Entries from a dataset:
——————————

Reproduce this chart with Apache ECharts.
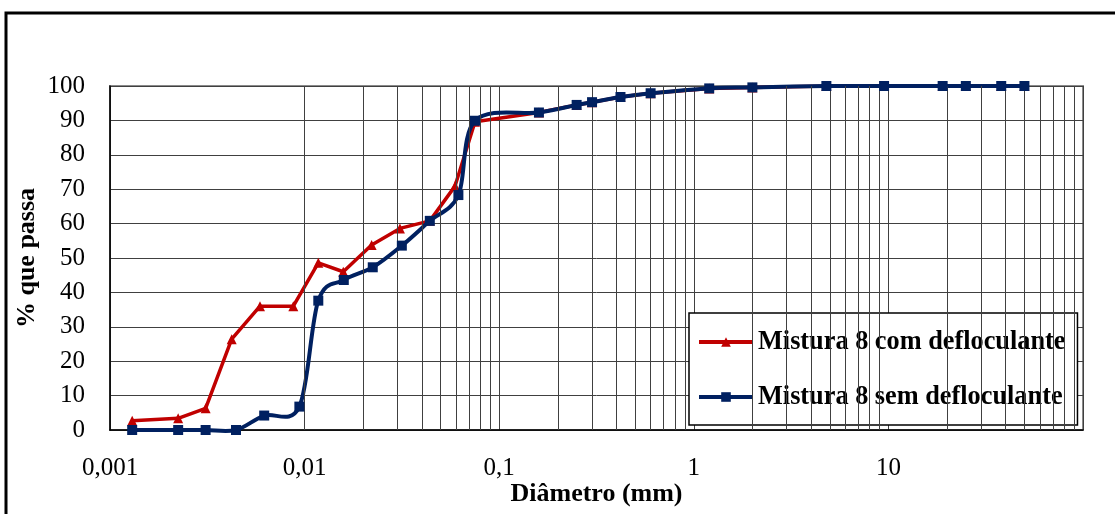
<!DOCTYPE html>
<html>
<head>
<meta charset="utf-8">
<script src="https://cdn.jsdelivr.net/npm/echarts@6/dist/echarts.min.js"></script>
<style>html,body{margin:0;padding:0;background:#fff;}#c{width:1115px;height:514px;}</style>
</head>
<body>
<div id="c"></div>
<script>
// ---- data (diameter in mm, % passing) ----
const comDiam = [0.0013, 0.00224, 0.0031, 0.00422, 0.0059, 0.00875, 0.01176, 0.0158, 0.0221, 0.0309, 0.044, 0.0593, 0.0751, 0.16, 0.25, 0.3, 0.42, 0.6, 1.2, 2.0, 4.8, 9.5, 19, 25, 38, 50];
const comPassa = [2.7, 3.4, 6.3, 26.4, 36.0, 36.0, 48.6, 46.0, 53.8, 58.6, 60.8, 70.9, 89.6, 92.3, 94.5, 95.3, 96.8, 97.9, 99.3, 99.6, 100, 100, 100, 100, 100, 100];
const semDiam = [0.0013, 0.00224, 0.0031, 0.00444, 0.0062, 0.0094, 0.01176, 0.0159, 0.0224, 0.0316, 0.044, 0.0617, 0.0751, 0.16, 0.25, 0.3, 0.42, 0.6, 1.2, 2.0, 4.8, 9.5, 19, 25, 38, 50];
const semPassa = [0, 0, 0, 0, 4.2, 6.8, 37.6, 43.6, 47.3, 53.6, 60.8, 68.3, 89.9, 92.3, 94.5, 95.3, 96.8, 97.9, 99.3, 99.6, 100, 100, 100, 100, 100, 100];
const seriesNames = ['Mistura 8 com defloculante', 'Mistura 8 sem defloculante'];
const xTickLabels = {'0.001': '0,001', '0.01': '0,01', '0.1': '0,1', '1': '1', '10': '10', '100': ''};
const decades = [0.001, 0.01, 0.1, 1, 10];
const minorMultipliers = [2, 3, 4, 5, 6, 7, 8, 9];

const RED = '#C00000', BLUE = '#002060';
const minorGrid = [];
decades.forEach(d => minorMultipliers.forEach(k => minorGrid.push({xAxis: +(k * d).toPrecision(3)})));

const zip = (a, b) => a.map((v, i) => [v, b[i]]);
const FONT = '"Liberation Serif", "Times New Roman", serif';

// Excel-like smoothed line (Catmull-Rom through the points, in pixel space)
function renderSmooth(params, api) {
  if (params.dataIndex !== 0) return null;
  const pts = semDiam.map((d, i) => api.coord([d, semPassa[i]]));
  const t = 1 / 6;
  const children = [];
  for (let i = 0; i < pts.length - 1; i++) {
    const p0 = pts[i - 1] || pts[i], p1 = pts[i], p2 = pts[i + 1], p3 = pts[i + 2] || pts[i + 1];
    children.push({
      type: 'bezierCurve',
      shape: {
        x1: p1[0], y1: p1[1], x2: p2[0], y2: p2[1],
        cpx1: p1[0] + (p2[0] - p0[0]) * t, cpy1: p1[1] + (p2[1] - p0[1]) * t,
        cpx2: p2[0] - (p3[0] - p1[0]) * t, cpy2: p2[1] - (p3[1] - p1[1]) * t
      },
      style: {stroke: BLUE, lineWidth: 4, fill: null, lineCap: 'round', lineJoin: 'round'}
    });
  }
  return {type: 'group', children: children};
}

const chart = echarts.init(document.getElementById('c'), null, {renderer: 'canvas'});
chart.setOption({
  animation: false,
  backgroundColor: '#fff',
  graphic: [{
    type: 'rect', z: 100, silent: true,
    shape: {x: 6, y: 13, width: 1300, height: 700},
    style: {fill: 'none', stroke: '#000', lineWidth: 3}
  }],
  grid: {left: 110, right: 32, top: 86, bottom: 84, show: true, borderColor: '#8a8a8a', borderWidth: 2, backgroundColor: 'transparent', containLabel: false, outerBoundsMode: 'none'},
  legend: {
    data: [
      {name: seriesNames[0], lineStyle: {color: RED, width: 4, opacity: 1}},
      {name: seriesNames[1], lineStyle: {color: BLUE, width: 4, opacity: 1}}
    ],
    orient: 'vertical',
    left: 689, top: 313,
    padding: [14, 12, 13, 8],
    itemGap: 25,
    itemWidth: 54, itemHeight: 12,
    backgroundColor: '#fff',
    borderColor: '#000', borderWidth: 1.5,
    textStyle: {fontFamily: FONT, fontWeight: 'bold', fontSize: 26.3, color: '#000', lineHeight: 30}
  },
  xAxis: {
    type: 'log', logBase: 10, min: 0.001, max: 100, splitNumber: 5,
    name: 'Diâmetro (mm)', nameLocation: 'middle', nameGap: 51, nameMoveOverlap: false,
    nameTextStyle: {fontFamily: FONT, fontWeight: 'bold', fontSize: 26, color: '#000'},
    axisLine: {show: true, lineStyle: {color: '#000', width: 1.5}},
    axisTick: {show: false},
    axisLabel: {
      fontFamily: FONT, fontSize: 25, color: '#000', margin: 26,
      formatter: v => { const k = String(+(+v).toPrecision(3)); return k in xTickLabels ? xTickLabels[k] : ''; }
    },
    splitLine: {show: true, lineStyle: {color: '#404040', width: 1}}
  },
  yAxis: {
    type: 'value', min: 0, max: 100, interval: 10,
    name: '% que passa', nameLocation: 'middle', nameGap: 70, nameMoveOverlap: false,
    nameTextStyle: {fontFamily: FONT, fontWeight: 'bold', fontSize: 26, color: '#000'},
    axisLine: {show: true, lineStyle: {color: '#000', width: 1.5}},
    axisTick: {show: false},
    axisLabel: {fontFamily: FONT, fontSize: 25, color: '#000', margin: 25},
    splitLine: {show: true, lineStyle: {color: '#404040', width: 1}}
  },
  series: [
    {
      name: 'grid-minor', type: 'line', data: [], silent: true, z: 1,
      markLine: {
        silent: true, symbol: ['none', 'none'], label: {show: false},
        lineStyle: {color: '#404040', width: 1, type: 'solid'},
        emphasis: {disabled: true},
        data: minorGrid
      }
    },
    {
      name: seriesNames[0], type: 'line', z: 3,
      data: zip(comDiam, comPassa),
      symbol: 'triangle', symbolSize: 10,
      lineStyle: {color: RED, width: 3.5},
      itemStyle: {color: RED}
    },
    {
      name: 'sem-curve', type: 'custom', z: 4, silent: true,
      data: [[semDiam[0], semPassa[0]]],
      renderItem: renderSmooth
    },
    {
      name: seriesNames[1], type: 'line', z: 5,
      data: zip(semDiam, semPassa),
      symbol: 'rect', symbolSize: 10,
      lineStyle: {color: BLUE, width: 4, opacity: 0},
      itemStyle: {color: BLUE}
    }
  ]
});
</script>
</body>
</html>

——————————

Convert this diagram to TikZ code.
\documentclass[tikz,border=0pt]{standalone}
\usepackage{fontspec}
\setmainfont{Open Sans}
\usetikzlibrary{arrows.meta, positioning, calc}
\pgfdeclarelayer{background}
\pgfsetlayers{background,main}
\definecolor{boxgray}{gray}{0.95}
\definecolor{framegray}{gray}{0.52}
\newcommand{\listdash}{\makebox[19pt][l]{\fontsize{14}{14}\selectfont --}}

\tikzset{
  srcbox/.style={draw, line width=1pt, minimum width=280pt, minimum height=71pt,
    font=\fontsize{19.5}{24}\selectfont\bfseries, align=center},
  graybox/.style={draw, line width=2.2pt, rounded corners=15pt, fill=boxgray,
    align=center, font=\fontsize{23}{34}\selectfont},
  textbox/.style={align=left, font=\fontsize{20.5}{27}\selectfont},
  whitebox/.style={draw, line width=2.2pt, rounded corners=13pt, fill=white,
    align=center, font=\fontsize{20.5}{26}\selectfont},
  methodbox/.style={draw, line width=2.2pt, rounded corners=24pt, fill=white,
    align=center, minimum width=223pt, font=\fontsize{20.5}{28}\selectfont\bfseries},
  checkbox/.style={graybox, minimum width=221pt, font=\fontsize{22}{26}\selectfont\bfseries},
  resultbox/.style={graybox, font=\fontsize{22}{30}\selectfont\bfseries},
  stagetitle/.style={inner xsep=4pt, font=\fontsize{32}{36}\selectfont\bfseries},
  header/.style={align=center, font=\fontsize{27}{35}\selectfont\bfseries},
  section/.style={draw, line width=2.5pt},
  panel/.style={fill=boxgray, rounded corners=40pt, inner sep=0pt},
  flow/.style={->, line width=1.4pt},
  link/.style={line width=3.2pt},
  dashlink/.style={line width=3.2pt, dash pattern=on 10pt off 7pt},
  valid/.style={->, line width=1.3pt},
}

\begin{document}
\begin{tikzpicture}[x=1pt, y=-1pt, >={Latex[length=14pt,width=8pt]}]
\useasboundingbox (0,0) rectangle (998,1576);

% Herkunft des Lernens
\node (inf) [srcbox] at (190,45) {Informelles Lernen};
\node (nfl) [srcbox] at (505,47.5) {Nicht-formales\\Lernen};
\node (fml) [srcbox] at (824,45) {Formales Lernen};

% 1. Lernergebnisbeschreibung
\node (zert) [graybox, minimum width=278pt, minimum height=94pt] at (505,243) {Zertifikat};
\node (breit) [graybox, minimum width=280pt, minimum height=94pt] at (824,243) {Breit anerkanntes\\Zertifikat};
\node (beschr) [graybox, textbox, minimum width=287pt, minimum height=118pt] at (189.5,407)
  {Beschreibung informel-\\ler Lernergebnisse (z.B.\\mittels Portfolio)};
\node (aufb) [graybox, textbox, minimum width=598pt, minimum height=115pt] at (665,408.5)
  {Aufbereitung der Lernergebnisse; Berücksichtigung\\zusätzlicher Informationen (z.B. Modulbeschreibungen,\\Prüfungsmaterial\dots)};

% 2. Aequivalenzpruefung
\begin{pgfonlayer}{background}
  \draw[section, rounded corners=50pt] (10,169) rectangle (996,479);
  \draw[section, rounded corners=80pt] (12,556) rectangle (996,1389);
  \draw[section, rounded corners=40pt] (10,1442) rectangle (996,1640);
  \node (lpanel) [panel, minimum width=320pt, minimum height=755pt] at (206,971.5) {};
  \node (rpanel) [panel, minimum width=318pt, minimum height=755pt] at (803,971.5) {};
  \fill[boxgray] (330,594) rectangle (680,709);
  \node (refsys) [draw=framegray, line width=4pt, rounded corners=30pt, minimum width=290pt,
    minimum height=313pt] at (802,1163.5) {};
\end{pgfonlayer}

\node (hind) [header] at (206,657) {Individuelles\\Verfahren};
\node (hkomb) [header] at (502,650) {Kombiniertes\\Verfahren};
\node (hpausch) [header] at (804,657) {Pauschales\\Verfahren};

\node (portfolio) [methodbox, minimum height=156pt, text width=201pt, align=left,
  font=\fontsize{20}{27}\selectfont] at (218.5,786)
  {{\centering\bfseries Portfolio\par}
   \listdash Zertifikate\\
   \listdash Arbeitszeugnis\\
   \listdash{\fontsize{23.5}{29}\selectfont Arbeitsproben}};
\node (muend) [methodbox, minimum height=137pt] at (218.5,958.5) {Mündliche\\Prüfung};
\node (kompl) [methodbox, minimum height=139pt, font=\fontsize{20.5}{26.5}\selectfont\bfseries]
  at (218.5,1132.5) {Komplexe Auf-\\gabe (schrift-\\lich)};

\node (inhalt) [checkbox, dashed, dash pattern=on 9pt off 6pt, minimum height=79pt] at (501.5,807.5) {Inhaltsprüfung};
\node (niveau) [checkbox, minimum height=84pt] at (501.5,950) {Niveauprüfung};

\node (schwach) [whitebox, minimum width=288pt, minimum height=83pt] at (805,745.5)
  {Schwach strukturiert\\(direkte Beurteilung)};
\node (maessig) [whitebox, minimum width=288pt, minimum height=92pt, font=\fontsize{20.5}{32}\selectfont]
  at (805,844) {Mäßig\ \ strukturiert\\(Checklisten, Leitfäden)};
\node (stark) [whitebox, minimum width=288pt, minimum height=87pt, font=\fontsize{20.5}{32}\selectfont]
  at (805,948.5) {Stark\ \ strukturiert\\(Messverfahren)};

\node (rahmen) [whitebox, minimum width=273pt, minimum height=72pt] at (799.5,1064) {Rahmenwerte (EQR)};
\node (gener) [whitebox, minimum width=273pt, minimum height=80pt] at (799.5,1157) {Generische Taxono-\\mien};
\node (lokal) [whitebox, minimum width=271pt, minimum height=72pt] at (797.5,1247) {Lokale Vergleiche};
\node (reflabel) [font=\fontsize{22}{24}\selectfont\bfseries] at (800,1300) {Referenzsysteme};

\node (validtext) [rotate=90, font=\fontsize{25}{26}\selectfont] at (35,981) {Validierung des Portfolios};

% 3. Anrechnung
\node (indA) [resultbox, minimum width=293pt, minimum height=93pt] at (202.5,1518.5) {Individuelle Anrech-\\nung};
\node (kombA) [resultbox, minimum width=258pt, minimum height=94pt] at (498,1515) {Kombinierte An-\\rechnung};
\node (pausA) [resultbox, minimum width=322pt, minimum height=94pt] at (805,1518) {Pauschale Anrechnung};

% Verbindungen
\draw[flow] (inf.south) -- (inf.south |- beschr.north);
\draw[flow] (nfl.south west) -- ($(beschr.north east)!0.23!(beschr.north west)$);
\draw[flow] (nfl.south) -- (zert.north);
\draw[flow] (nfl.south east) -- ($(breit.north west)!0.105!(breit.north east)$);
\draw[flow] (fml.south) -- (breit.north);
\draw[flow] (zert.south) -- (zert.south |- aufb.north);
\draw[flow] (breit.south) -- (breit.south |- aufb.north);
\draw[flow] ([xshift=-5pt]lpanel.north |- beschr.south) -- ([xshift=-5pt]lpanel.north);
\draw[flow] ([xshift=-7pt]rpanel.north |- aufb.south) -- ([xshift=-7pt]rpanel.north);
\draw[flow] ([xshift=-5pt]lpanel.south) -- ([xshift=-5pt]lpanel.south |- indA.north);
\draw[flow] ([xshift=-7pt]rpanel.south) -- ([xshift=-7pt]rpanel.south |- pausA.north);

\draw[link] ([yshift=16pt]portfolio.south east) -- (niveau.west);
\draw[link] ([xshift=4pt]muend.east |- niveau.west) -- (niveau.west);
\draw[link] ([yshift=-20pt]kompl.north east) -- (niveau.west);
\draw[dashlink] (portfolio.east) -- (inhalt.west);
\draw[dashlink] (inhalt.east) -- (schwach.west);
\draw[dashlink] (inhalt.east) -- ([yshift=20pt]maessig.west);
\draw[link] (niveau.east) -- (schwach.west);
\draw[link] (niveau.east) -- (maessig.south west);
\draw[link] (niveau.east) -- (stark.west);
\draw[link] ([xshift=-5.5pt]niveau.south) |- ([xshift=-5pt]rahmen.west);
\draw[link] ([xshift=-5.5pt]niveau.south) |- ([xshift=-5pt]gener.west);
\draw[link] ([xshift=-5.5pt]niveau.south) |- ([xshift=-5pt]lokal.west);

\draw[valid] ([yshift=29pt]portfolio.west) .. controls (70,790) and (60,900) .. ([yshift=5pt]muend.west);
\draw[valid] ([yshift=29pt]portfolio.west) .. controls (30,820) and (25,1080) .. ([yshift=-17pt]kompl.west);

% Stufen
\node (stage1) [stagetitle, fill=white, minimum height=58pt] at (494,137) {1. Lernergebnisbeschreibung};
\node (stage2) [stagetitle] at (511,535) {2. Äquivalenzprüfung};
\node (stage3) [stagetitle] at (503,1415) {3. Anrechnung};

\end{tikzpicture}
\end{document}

——————————

→ Exercise description
In the listing above, find the line containing "Convert this diagram to TikZ code." and the line containing "(0,0) rectangle (998,1576);", then repeat those two lines and everything between them exactly.

→ The response
Convert this diagram to TikZ code.
\documentclass[tikz,border=0pt]{standalone}
\usepackage{fontspec}
\setmainfont{Open Sans}
\usetikzlibrary{arrows.meta, positioning, calc}
\pgfdeclarelayer{background}
\pgfsetlayers{background,main}
\definecolor{boxgray}{gray}{0.95}
\definecolor{framegray}{gray}{0.52}
\newcommand{\listdash}{\makebox[19pt][l]{\fontsize{14}{14}\selectfont --}}

\tikzset{
  srcbox/.style={draw, line width=1pt, minimum width=280pt, minimum height=71pt,
    font=\fontsize{19.5}{24}\selectfont\bfseries, align=center},
  graybox/.style={draw, line width=2.2pt, rounded corners=15pt, fill=boxgray,
    align=center, font=\fontsize{23}{34}\selectfont},
  textbox/.style={align=left, font=\fontsize{20.5}{27}\selectfont},
  whitebox/.style={draw, line width=2.2pt, rounded corners=13pt, fill=white,
    align=center, font=\fontsize{20.5}{26}\selectfont},
  methodbox/.style={draw, line width=2.2pt, rounded corners=24pt, fill=white,
    align=center, minimum width=223pt, font=\fontsize{20.5}{28}\selectfont\bfseries},
  checkbox/.style={graybox, minimum width=221pt, font=\fontsize{22}{26}\selectfont\bfseries},
  resultbox/.style={graybox, font=\fontsize{22}{30}\selectfont\bfseries},
  stagetitle/.style={inner xsep=4pt, font=\fontsize{32}{36}\selectfont\bfseries},
  header/.style={align=center, font=\fontsize{27}{35}\selectfont\bfseries},
  section/.style={draw, line width=2.5pt},
  panel/.style={fill=boxgray, rounded corners=40pt, inner sep=0pt},
  flow/.style={->, line width=1.4pt},
  link/.style={line width=3.2pt},
  dashlink/.style={line width=3.2pt, dash pattern=on 10pt off 7pt},
  valid/.style={->, line width=1.3pt},
}

\begin{document}
\begin{tikzpicture}[x=1pt, y=-1pt, >={Latex[length=14pt,width=8pt]}]
\useasboundingbox (0,0) rectangle (998,1576);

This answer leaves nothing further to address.